Hall of Fame coach Bill Parcells used to say that the longer he coached, the more agonizing the losses became. He'd muse that there were only two things in football -- winning and misery.
Saban is 35-5 in his past 40 games against SEC competition, but he can certainly relate to that.
"I hate losing more than I like winning," Saban said. "There's no doubt about that. The feeling that sticks with you when you fail or don't have success or lose, that's what drives you to keep trying to do it the right way. I don't know if it's fear of failure as much as it is the fear of the feeling of failing. You just don't want to have that feeling of what it's like to lose. I tell the players that."
When a coach, even one as successful as Saban, nears his mid-60s, there's always going to be the inevitable question: How much longer are you going to coach?
Saban, 64, isn't sure he will still be coaching when he's 70, but is quick to add, "I can't imagine what I'd be doing if I weren't coaching football. That's why I don't even think about it. I'm not the type that can do nothing. I have to be challenged. I have to be doing something, so I have no plans of not doing this."

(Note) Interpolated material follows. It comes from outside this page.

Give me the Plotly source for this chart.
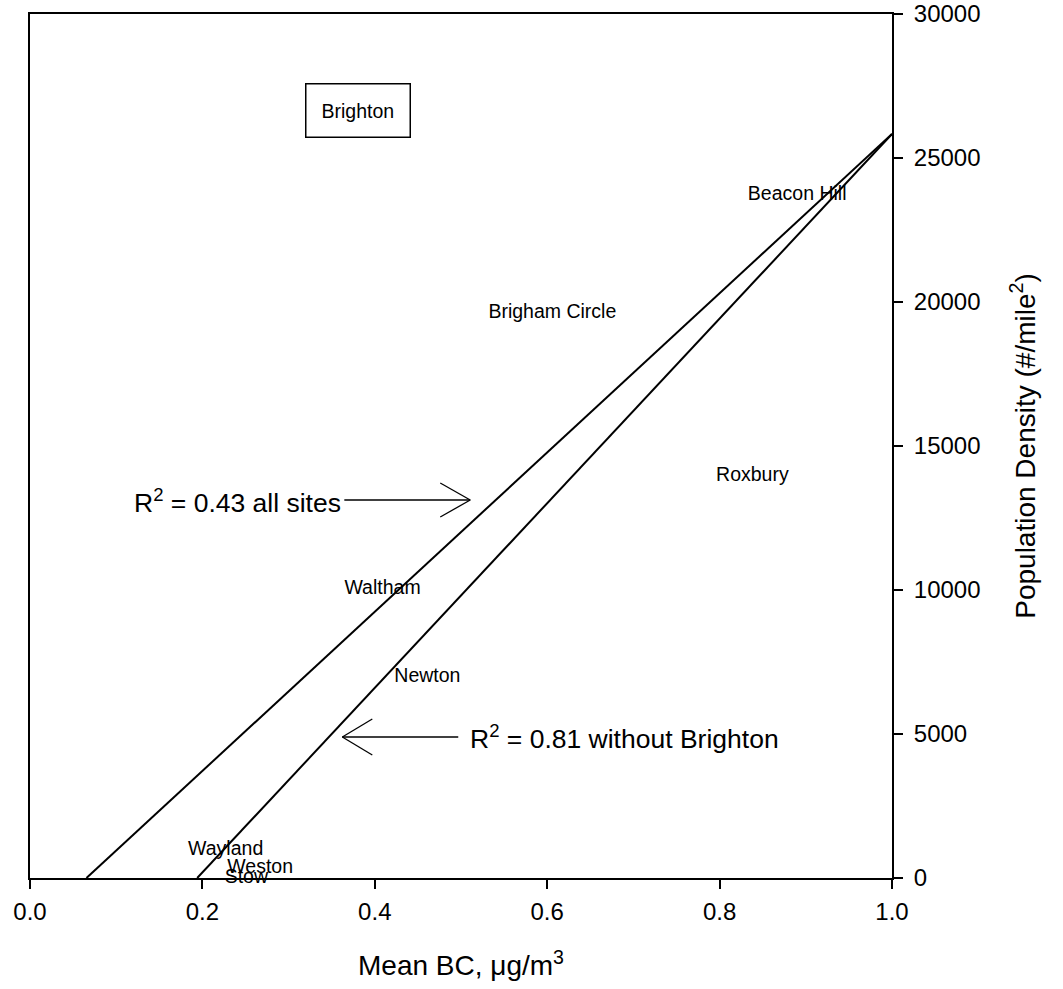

In the run-up to this year's showdown with Michigan State on New Year's Eve in Arlington, Texas, Saban has been heartened by the way this team has handled its business.

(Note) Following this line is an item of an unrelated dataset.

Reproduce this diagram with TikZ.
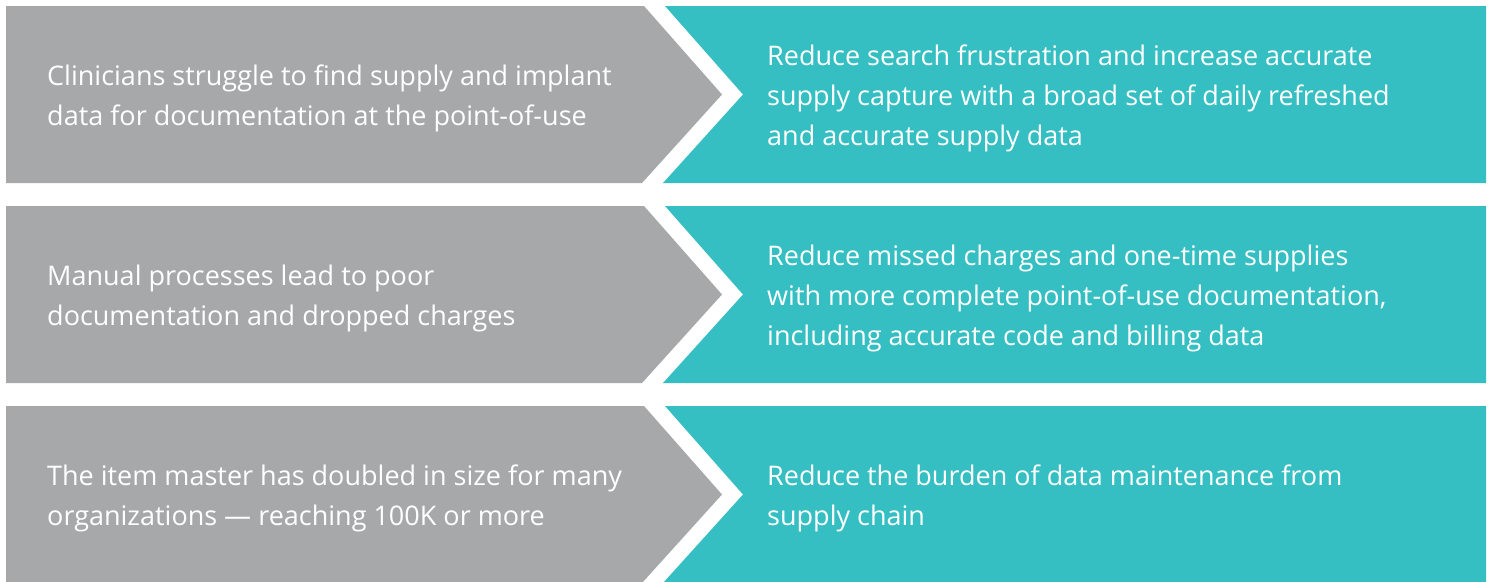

"The biggest difference in this team and the last two years is this team seems to have a little more want-to about them," Saban said. "They want to be great. Some of our teams here have been complacent, like last year I was disappointed in the way we prepared for the Ohio State game. We had too many people not happy at the Sugar Bowl about having to practice and doing what we had to do. It was a little bit of a grind. These guys don't look at it that way. They're excited to be in the playoff. They're excited to still be playing.
"The attitude part, I like a lot better. There's a better disposition. That doesn't mean we're going to play well in the game or anything else, but there's a better disposition and we're going about it the right way."